Exercise:
Omit every picture, and retype the lines that run from the beginning of the data below through the line containing "import plotly.graph_objects as go", inclusive.

Raw data:
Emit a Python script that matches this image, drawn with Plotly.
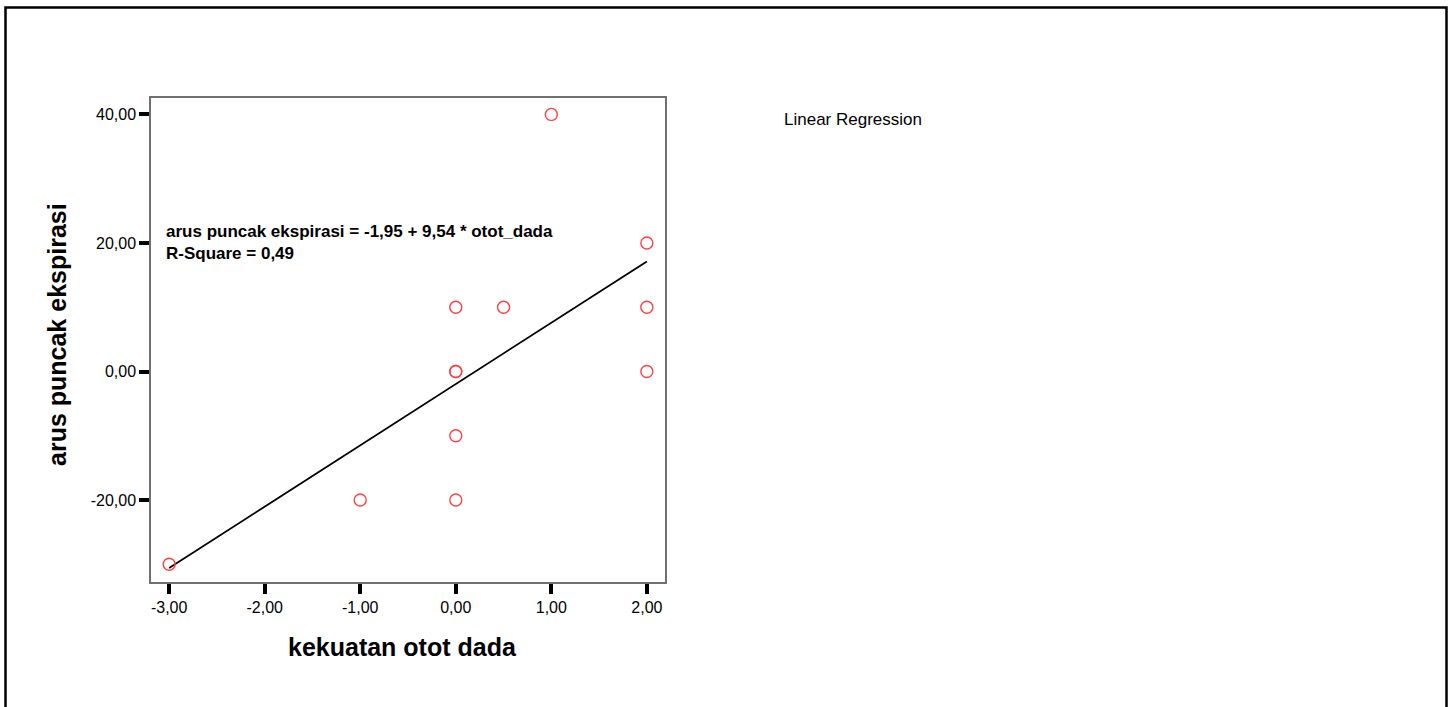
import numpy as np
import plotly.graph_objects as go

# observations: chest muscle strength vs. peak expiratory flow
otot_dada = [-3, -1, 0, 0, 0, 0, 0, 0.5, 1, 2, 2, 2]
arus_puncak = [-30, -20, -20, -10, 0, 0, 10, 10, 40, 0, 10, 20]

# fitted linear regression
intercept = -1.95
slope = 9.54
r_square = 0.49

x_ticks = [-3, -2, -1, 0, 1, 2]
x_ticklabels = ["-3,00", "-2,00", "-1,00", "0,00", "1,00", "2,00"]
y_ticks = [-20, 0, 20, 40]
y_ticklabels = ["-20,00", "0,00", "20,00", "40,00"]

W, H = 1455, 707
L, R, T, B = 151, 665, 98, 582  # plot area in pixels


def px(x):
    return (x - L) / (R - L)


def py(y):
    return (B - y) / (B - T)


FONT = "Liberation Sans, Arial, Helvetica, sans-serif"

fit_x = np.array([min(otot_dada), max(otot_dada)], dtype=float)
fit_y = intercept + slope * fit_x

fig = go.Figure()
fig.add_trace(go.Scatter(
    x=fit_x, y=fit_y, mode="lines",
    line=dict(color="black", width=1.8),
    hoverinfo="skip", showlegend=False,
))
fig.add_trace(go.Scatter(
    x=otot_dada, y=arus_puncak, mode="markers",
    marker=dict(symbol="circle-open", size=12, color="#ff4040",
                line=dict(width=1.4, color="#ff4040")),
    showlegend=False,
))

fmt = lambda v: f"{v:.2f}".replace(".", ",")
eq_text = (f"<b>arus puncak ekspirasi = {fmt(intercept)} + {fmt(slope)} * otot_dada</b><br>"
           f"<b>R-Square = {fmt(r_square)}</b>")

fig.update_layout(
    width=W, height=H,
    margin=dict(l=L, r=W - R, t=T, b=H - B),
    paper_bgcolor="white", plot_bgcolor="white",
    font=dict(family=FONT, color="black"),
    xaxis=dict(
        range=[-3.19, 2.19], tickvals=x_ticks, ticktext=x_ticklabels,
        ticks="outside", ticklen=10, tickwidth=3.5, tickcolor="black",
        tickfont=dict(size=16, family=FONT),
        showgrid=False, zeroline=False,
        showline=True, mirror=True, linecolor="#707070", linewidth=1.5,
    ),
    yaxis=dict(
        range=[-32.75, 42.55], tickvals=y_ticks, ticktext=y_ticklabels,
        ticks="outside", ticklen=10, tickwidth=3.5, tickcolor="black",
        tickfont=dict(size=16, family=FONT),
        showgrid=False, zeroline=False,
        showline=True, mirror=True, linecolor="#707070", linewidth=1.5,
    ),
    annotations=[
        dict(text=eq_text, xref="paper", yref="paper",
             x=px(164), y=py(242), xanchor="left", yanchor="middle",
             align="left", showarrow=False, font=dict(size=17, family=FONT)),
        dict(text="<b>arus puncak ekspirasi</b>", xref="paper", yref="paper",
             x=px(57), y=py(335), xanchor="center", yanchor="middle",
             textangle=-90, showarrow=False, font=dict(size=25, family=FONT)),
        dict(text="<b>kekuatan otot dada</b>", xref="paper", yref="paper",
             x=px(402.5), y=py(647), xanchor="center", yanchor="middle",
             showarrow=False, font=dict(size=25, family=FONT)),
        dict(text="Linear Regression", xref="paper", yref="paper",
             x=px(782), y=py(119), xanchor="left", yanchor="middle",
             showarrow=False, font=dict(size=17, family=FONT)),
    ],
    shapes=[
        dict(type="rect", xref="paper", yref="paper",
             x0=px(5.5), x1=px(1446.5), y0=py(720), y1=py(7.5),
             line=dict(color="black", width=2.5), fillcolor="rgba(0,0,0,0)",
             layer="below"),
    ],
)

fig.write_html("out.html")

Solution below:
Emit a Python script that matches this image, drawn with Plotly.
import numpy as np
import plotly.graph_objects as go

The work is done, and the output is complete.